What is a reasonable time frame for category exclusivity in influencer marketing ?
For most single campaigns, a 30 day post publish exclusivity window is enough to protect the brand’s messaging. Longer periods, such as six or twelve months, usually only make sense when the brand is investing in a retainer, equity, or deep ambassador relationship. Anything beyond that should be priced as a major business commitment, not as a small add on to a single sponsored post.
Can an influencer still mention competing brands under an exclusivity clause ?
It depends entirely on how the contract is written. Some exclusivity clauses only restrict paid collaborations with competing brands, while others also limit organic mentions or appearances in unpaid content. Always ask the brand’s legal team to clarify whether the clause covers only sponsored posts or all public references to competitors.
How do usage rights interact with exclusivity in influencer contracts ?
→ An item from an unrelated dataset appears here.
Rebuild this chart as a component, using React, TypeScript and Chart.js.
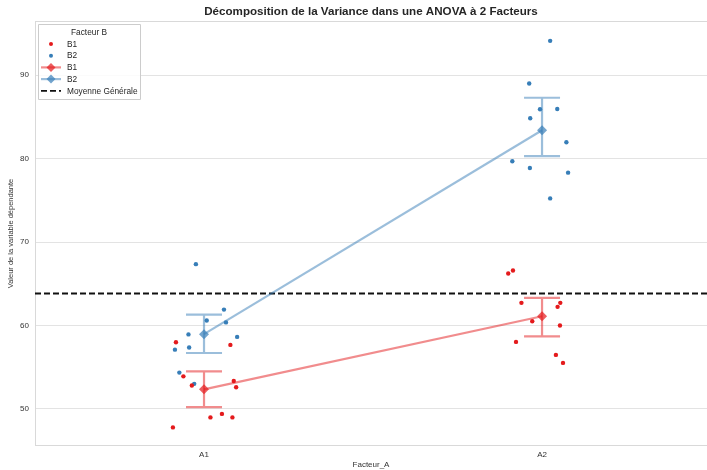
import React, { useEffect, useRef } from "react";
import { Chart, registerables } from "chart.js";

Chart.register(...registerables);

const categories = ["A1", "A2"];
const yTicks = [50, 60, 70, 80, 90];

// Raw observations (value) and horizontal jitter (in category units)
const b1A1Values = [57.98, 57.67, 53.9, 52.8, 53.35, 52.6, 48.98, 49.4, 48.98, 47.78];
const b1A1Jitter = [-0.083, 0.078, -0.061, -0.036, 0.088, 0.095, 0.019, 0.053, 0.084, -0.092];
const b2A1Values = [67.35, 61.9, 60.6, 60.37, 58.93, 58.63, 57.1, 57.35, 54.35, 53.0];
const b2A1Jitter = [-0.024, 0.059, 0.008, 0.065, -0.046, 0.098, -0.086, -0.044, -0.073, -0.029];
const b1A2Values = [66.23, 66.59, 62.71, 62.71, 62.23, 60.5, 59.99, 58.03, 56.47, 55.51];
const b1A2Jitter = [-0.1, -0.086, -0.061, 0.054, 0.046, -0.029, 0.053, -0.077, 0.041, 0.062];
const b2A2Values = [94.12, 89.0, 85.92, 85.95, 84.84, 81.96, 79.68, 78.87, 78.32, 75.23];
const b2A2Jitter = [0.024, -0.038, -0.006, 0.045, -0.035, 0.072, -0.088, -0.036, 0.077, 0.024];

// Group means and confidence interval bounds
const b1Means = [52.34, 61.1];
const b1Low = [50.2, 58.7];
const b1High = [54.5, 63.3];
const b2Means = [58.96, 83.4];
const b2Low = [56.7, 80.3];
const b2High = [61.3, 87.3];

const grandMean = 63.95;

const RED = "#e41a1c";
const BLUE = "#377eb8";
const RED_LINE = "rgba(228,26,28,0.5)";
const BLUE_LINE = "rgba(55,126,184,0.5)";
const RED_MARK = "rgba(228,26,28,0.7)";
const BLUE_MARK = "rgba(55,126,184,0.7)";

const FONT = "'Liberation Sans', Arial, sans-serif";

function pts(values: number[], jitter: number[], cat: number) {
  return values.map((v, i) => ({ x: cat + jitter[i], y: v }));
}

const errorBarPlugin = {
  id: "errorBars",
  afterDatasetsDraw(chart: any) {
    const { ctx, scales } = chart;
    const xs = scales.x;
    const ys = scales.y;
    const groups = [
      { low: b1Low, high: b1High, color: RED_LINE },
      { low: b2Low, high: b2High, color: BLUE_LINE },
    ];
    ctx.save();
    for (const g of groups) {
      ctx.strokeStyle = g.color;
      ctx.lineWidth = 2.2;
      for (let i = 0; i < categories.length; i++) {
        const px = xs.getPixelForValue(i);
        const yl = ys.getPixelForValue(g.low[i]);
        const yh = ys.getPixelForValue(g.high[i]);
        const half = 18;
        ctx.beginPath();
        ctx.moveTo(px, yl);
        ctx.lineTo(px, yh);
        ctx.moveTo(px - half, yl);
        ctx.lineTo(px + half, yl);
        ctx.moveTo(px - half, yh);
        ctx.lineTo(px + half, yh);
        ctx.stroke();
      }
    }
    ctx.restore();
  },
};

const framePlugin = {
  id: "frameTitleLegend",
  beforeDatasetsDraw(chart: any) {
    const { ctx, chartArea, scales } = chart;
    ctx.save();
    ctx.strokeStyle = "#d9d9d9";
    ctx.lineWidth = 1;
    ctx.strokeRect(chartArea.left + 0.5, chartArea.top + 0.5, chartArea.right - chartArea.left + 2, chartArea.bottom - chartArea.top - 1);
    // grand mean line
    const y = Math.round(scales.y.getPixelForValue(grandMean)) + 0.5;
    ctx.strokeStyle = "#111";
    ctx.lineWidth = 1.8;
    ctx.setLineDash([6, 3]);
    ctx.beginPath();
    ctx.moveTo(chartArea.left, y);
    ctx.lineTo(chartArea.right, y);
    ctx.stroke();
    ctx.restore();
  },
  afterDraw(chart: any) {
    const { ctx, chartArea } = chart;
    ctx.save();
    // title
    ctx.fillStyle = "#262626";
    ctx.font = `bold 11.6px ${FONT}`;
    ctx.textAlign = "center";
    ctx.textBaseline = "middle";
    ctx.fillText("Décomposition de la Variance dans une ANOVA à 2 Facteurs", (chartArea.left + chartArea.right) / 2, 12);

    // legend
    const lx = chartArea.left + 3;
    const ly = chartArea.top + 3;
    const w = 102;
    const h = 75;
    ctx.fillStyle = "rgba(255,255,255,0.85)";
    ctx.strokeStyle = "#cccccc";
    ctx.lineWidth = 1;
    ctx.beginPath();
    ctx.rect(lx + 0.5, ly + 0.5, w, h);
    ctx.fill();
    ctx.stroke();
    ctx.fillStyle = "#262626";
    ctx.font = `8.3px ${FONT}`;
    ctx.textAlign = "center";
    ctx.fillText("Facteur B", lx + 51, ly + 9);
    const rows = [
      { kind: "dot", color: RED, label: "B1" },
      { kind: "dot", color: BLUE, label: "B2" },
      { kind: "line", color: RED_LINE, mark: RED_MARK, label: "B1" },
      { kind: "line", color: BLUE_LINE, mark: BLUE_MARK, label: "B2" },
      { kind: "dash", color: "#111", label: "Moyenne Générale" },
    ];
    ctx.textAlign = "left";
    rows.forEach((r: any, i) => {
      const cy = ly + 20 + i * 11.7;
      const mx = lx + 13;
      if (r.kind === "dot") {
        ctx.fillStyle = r.color;
        ctx.beginPath();
        ctx.arc(mx, cy, 2, 0, Math.PI * 2);
        ctx.fill();
      } else if (r.kind === "line") {
        ctx.strokeStyle = r.color;
        ctx.lineWidth = 2.2;
        ctx.beginPath();
        ctx.moveTo(mx - 10, cy);
        ctx.lineTo(mx + 10, cy);
        ctx.stroke();
        ctx.fillStyle = r.mark;
        ctx.beginPath();
        ctx.moveTo(mx, cy - 4.5);
        ctx.lineTo(mx + 4.5, cy);
        ctx.lineTo(mx, cy + 4.5);
        ctx.lineTo(mx - 4.5, cy);
        ctx.closePath();
        ctx.fill();
      } else {
        ctx.strokeStyle = r.color;
        ctx.lineWidth = 1.8;
        ctx.setLineDash([6, 3]);
        ctx.beginPath();
        ctx.moveTo(mx - 10, cy);
        ctx.lineTo(mx + 10, cy);
        ctx.stroke();
        ctx.setLineDash([]);
      }
      ctx.fillStyle = "#262626";
      ctx.fillText(r.label, lx + 29, cy + 0.5);
    });
    ctx.restore();
  },
};

export default function App() {
  const ref = useRef<HTMLCanvasElement | null>(null);
  useEffect(() => {
    document.body.style.margin = "0";
    const chart = new Chart(ref.current as HTMLCanvasElement, {
      type: "scatter",
      data: {
        datasets: [
          {
            type: "line",
            label: "B1 mean",
            data: b1Means.map((v, i) => ({ x: i, y: v })),
            borderColor: RED_LINE,
            borderWidth: 2.2,
            pointStyle: "rectRot",
            pointRadius: 5,
            pointBackgroundColor: RED_MARK,
            pointBorderWidth: 0,
            showLine: true,
            order: 2,
          } as any,
          {
            type: "line",
            label: "B2 mean",
            data: b2Means.map((v, i) => ({ x: i, y: v })),
            borderColor: BLUE_LINE,
            borderWidth: 2.2,
            pointStyle: "rectRot",
            pointRadius: 5,
            pointBackgroundColor: BLUE_MARK,
            pointBorderWidth: 0,
            showLine: true,
            order: 2,
          } as any,
          {
            label: "B1",
            data: [...pts(b1A1Values, b1A1Jitter, 0), ...pts(b1A2Values, b1A2Jitter, 1)],
            backgroundColor: RED,
            borderWidth: 0,
            pointRadius: 2.2,
            order: 1,
          },
          {
            label: "B2",
            data: [...pts(b2A1Values, b2A1Jitter, 0), ...pts(b2A2Values, b2A2Jitter, 1)],
            backgroundColor: BLUE,
            borderWidth: 0,
            pointRadius: 2.2,
            order: 1,
          },
        ],
      },
      options: {
        animation: false,
        responsive: false,
        maintainAspectRatio: false,
        layout: { autoPadding: false, padding: { top: 21, right: 0, bottom: 0, left: 6 } },
        plugins: {
          legend: { display: false },
          tooltip: { enabled: false },
          title: { display: false },
        },
        scales: {
          x: {
            type: "linear",
            min: -0.5,
            max: 1.488,
            afterBuildTicks: (s: any) => {
              s.ticks = categories.map((_, i) => ({ value: i }));
            },
            afterFit: (s: any) => {
              s.height = 24;
              s.paddingLeft = 0;
              s.paddingRight = 0;
            },
            ticks: {
              callback: (v: any) => categories[v] ?? "",
              color: "#333",
              font: { size: 8, family: FONT },
              padding: 4,
              maxRotation: 0,
            },
            grid: { display: false, drawTicks: false },
            border: { display: false },
            title: {
              display: true,
              text: "Facteur_A",
              color: "#333",
              font: { size: 8, family: FONT },
              padding: { top: 2, bottom: 0 },
            },
          },
          y: {
            min: 45.55,
            max: 96.5,
            afterBuildTicks: (s: any) => {
              s.ticks = yTicks.map((v) => ({ value: v }));
            },
            afterFit: (s: any) => {
              s.width = 29;
              s.paddingTop = 0;
              s.paddingBottom = 0;
            },
            ticks: {
              color: "#333",
              font: { size: 8, family: FONT },
              padding: 6,
            },
            grid: { color: "#e3e3e3", lineWidth: 1, drawTicks: false },
            border: { display: false },
            title: {
              display: true,
              text: "Valeur de la variable dépendante",
              color: "#333",
              font: { size: 7.5, family: FONT },
              padding: { top: 0, bottom: 2 },
            },
          },
        },
      },
      plugins: [framePlugin, errorBarPlugin],
    });
    return () => chart.destroy();
  }, []);
  return (
    <div style={{ position: "absolute", left: 0, top: 0, width: 707, height: 470 }}>
      <canvas ref={ref} width={707} height={470} style={{ width: 707, height: 470 }} />
    </div>
  );
}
Usage rights determine how and where a brand can reuse your content, while exclusivity determines which other brands you can work with. When both are broad, the brand can keep running your image in ads while you are blocked from working with competitors, which increases their benefit and your opportunity cost. That is why you should negotiate separate fees for extended usage rights and for any strong exclusivity terms.
What should an influencer do if two exclusivity clauses conflict ?
If you realise that a new contract conflicts with an existing exclusivity clause, pause and contact both brands before posting anything. You may be able to negotiate a waiver, adjust the timing of one campaign, or narrow the category definition to remove the conflict. Acting transparently and documenting any changes in writing reduces legal risk and helps preserve both relationships.